If your T-shirt has a rip, don’t trash it and replace it. Sew it up on your own and continue to wear it. You shouldn’t have to replace an item of clothing until it has irreparable tears and stains. There are plenty of sewing tutorials on YouTube to get you started.
This is another no-brainer, but if you don’t have tunnel vision when you’re shopping, you could be spending way more than you planned on impulse purchases. Don’t buy the bag of chips that isn’t on sale. Leave behind the chocolate that was strategically placed at checkout. Stick to the list and stay on budget.
Shop around for credit cards — you could be spending more with your current line than if you were to transfer your balance to another card. If your interest rate is higher than another card, call your creditor and see if they can match the rate. If not, take your business elsewhere.
Yes, it pays to be healthy, but if you’re only going to the gym once every couple weeks for the treadmill, consider canceling your membership and going on a run. There are also plenty of at-home workouts that cost nothing — some fitness classes are even recorded on YouTube.
After prime decoration and gift buying season is over, stores will put their seasonal items on clearance. Stock up and save by purchasing everything you need a year early.
Here’s a 10-second rule you probably haven’t heard of — every time you want to buy something, hold the item for 10 seconds to see if you really want it.
In those 10 short seconds, you consider the price, the money you could have in your pocket instead, and everything you already have. You may just rethink that purchase.
Yes, if you’re trying to save money, you should work for free. If your friends need a sitter for their night out, offer to do it for free, and ask if they’ll return the favor on your date night.
If you have a few staple produce items you never shake buying at the grocery store, consider growing them yourself at home. You can buy seeds for herbs, fruit, and veggies at any home improvement store, and get started.
If you live in an apartment, not to worry. You can even grow your garden in a windowsill. The Spruce has a list of the best plants to grow in an apartment. 
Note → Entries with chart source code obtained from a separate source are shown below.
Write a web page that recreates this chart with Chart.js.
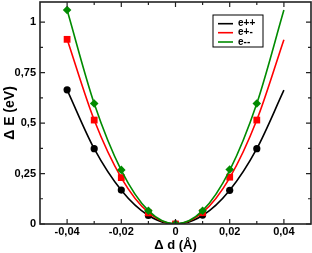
<!DOCTYPE html>
<html>
<head>
<meta charset="utf-8">
<script src="https://cdn.jsdelivr.net/npm/chart.js@4/dist/chart.umd.min.js"></script>
<style>
  html, body { margin: 0; padding: 0; background: #fff; }
  #wrap { width: 312px; height: 253px; position: relative; }
</style>
</head>
<body>
<div id="wrap"><canvas id="chart"></canvas></div>
<script>
// values
const seriesNames = ['e++', 'e+-', 'e--'];
const seriesColors = ['#000000', '#ff0000', '#008b00'];
const markerStyles = ['circle', 'rect', 'rectRot'];
const markerSizes = [3.6, 4.8, 4.3];

const markerX = [-0.04, -0.03, -0.02, -0.01, 0, 0.01, 0.02, 0.03];
const markPP = [0.665, 0.373, 0.168, 0.042, 0, 0.044, 0.167, 0.373];
const markPM = [0.915, 0.515, 0.230, 0.055, 0, 0.056, 0.232, 0.515];
const markMM = [1.060, 0.597, 0.268, 0.066, 0, 0.066, 0.270, 0.597];

// fitted curves, read at each 0.01
const curveX = [-0.04, -0.03, -0.02, -0.01, 0, 0.01, 0.02, 0.03, 0.04];
const curvePP = [0.665, 0.373, 0.167, 0.042, 0, 0.042, 0.167, 0.373, 0.663];
const curvePM = [0.915, 0.515, 0.229, 0.057, 0, 0.057, 0.229, 0.515, 0.913];
const curveMM = [1.060, 0.597, 0.266, 0.066, 0, 0.066, 0.266, 0.597, 1.060];

const xMajorTicks = [-0.04, -0.02, 0, 0.02, 0.04];
const xMinorTicks = [-0.03, -0.01, 0.01, 0.03];
const yMajorTicks = [0, 0.25, 0.5, 0.75, 1];
const yMinorTicks = [0.125, 0.375, 0.625, 0.875];

const marks = [markPP, markPM, markMM];
const curves = [curvePP, curvePM, curveMM];

const fontFam = '"Liberation Sans", Arial, sans-serif';
const comma = v => String(Math.round(v * 1000) / 1000).replace('.', ',');

let datasets = [];
for (let s = 0; s < 3; s++) {
  datasets.push({
    label: seriesNames[s],
    data: curveX.map((x, i) => ({x: x, y: curves[s][i]})),
    borderColor: seriesColors[s],
    borderWidth: 1.6,
    pointRadius: 0,
    fill: false,
    cubicInterpolationMode: 'monotone',
    showLine: true,
    order: 10 - 2 * s
  });
  datasets.push({
    label: seriesNames[s] + ' pts',
    data: markerX.map((x, i) => ({x: x, y: marks[s][i]})),
    backgroundColor: seriesColors[s],
    borderColor: seriesColors[s],
    borderWidth: 0,
    pointStyle: markerStyles[s],
    pointRadius: markerSizes[s],
    showLine: false,
    order: 9 - 2 * s
  });
}

// frame with inward ticks on all four sides + the boxed legend
const framePlugin = {
  id: 'frame',
  afterDraw(chart) {
    const ctx = chart.ctx;
    const a = chart.chartArea;
    const xs = chart.scales.x, ys = chart.scales.y;
    ctx.save();
    ctx.strokeStyle = '#222';
    ctx.lineWidth = 1.6;
    ctx.strokeRect(a.left, a.top, a.right - a.left, a.bottom - a.top);
    ctx.lineWidth = 1.2;
    const tick = (vals, len) => {
      vals.forEach(v => {
        const px = xs.getPixelForValue(v);
        ctx.beginPath();
        ctx.moveTo(px, a.bottom); ctx.lineTo(px, a.bottom - len);
        ctx.moveTo(px, a.top); ctx.lineTo(px, a.top + len);
        ctx.stroke();
      });
    };
    const tickY = (vals, len) => {
      vals.forEach(v => {
        const py = ys.getPixelForValue(v);
        ctx.beginPath();
        ctx.moveTo(a.left, py); ctx.lineTo(a.left + len, py);
        ctx.moveTo(a.right, py); ctx.lineTo(a.right - len, py);
        ctx.stroke();
      });
    };
    tick(xMajorTicks, 5); tick(xMinorTicks, 3);
    tickY(yMajorTicks, 5); tickY(yMinorTicks, 3);

    // legend box
    const bx = a.right - 98, by = a.top + 13;
    ctx.lineWidth = 1;
    ctx.strokeStyle = '#000';
    ctx.strokeRect(bx, by, 50, 32);
    ctx.font = 'bold 10px ' + fontFam;
    ctx.textBaseline = 'middle';
    ctx.textAlign = 'left';
    const rows = [8.7, 17.7, 27];
    for (let s = 0; s < 3; s++) {
      ctx.strokeStyle = seriesColors[s];
      ctx.lineWidth = 1.6;
      ctx.beginPath();
      ctx.moveTo(bx + 5, by + rows[s]);
      ctx.lineTo(bx + 20, by + rows[s]);
      ctx.stroke();
      ctx.fillStyle = '#000';
      ctx.fillText(seriesNames[s], bx + 25, by + rows[s]);
    }
    ctx.restore();
  }
};

new Chart(document.getElementById('chart'), {
  type: 'scatter',
  data: {datasets: datasets},
  options: {
    responsive: true,
    maintainAspectRatio: false,
    animation: false,
    layout: {autoPadding: false, padding: {top: 2, right: 1, left: 0, bottom: 0}},
    plugins: {legend: {display: false}, tooltip: {enabled: false}},
    scales: {
      x: {
        type: 'linear',
        min: -0.05,
        max: 0.05,
        afterBuildTicks: sc => { sc.ticks = xMajorTicks.map(v => ({value: v})); },
        afterFit: sc => { sc.height = 29; sc.paddingLeft = 0; sc.paddingRight = 0; },
        grid: {display: false, drawTicks: false},
        border: {display: false},
        ticks: {
          padding: 1,
          color: '#000',
          font: {family: fontFam, size: 11, weight: 'bold'},
          callback: v => comma(v)
        },
        title: {
          display: true,
          text: 'Δ d (Å)',
          color: '#000',
          padding: {top: 0, bottom: 0},
          font: {family: fontFam, size: 13, weight: 'bold'}
        }
      },
      y: {
        type: 'linear',
        min: 0,
        max: 1.1,
        afterBuildTicks: sc => { sc.ticks = yMajorTicks.map(v => ({value: v})); },
        afterFit: sc => { sc.width = 40; sc.paddingTop = 0; sc.paddingBottom = 0; },
        grid: {display: false, drawTicks: false},
        border: {display: false},
        ticks: {
          padding: 4,
          color: '#000',
          font: {family: fontFam, size: 11, weight: 'bold'},
          callback: v => comma(v)
        },
        title: {
          display: true,
          text: 'Δ E (eV)',
          color: '#000',
          padding: {top: 2, bottom: 0},
          font: {family: fontFam, size: 14, weight: 'bold'}
        }
      }
    }
  },
  plugins: [framePlugin]
});
</script>
</body>
</html>
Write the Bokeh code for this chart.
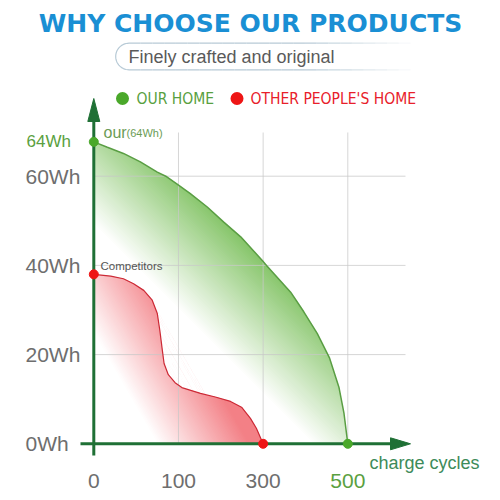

You don’t have to throw your laundry in the dryer and waste that extra energy — use a clothing line to cut the costs, and it’s better for your clothes. The cost of a cycle in the dryer isn’t much savings, but you’ll see the results when you don’t have to replace your tattered clothes as often.
Buying your foods in bulk can save you a ton of money — just make sure you’re getting foods that don’t spoil like oats, rice, spices, etc. Before going on a shopping spree, make sure the price per unit is still lower than your average-sized purchase.
Make sure to review your bills every month. There could be fees you didn’t know you were paying, or something that looks unusual. This is usually your best safeguard against 1) spending more money than you need to and 2) a fraud attempt, which could cost you thousands.
Most people don’t know they can switch their car insurance if the rates are better elsewhere. Get quotes from other companies to see if they’re any better than your own, and ask if your current plan can match it. If not, you can save a lot more by switching.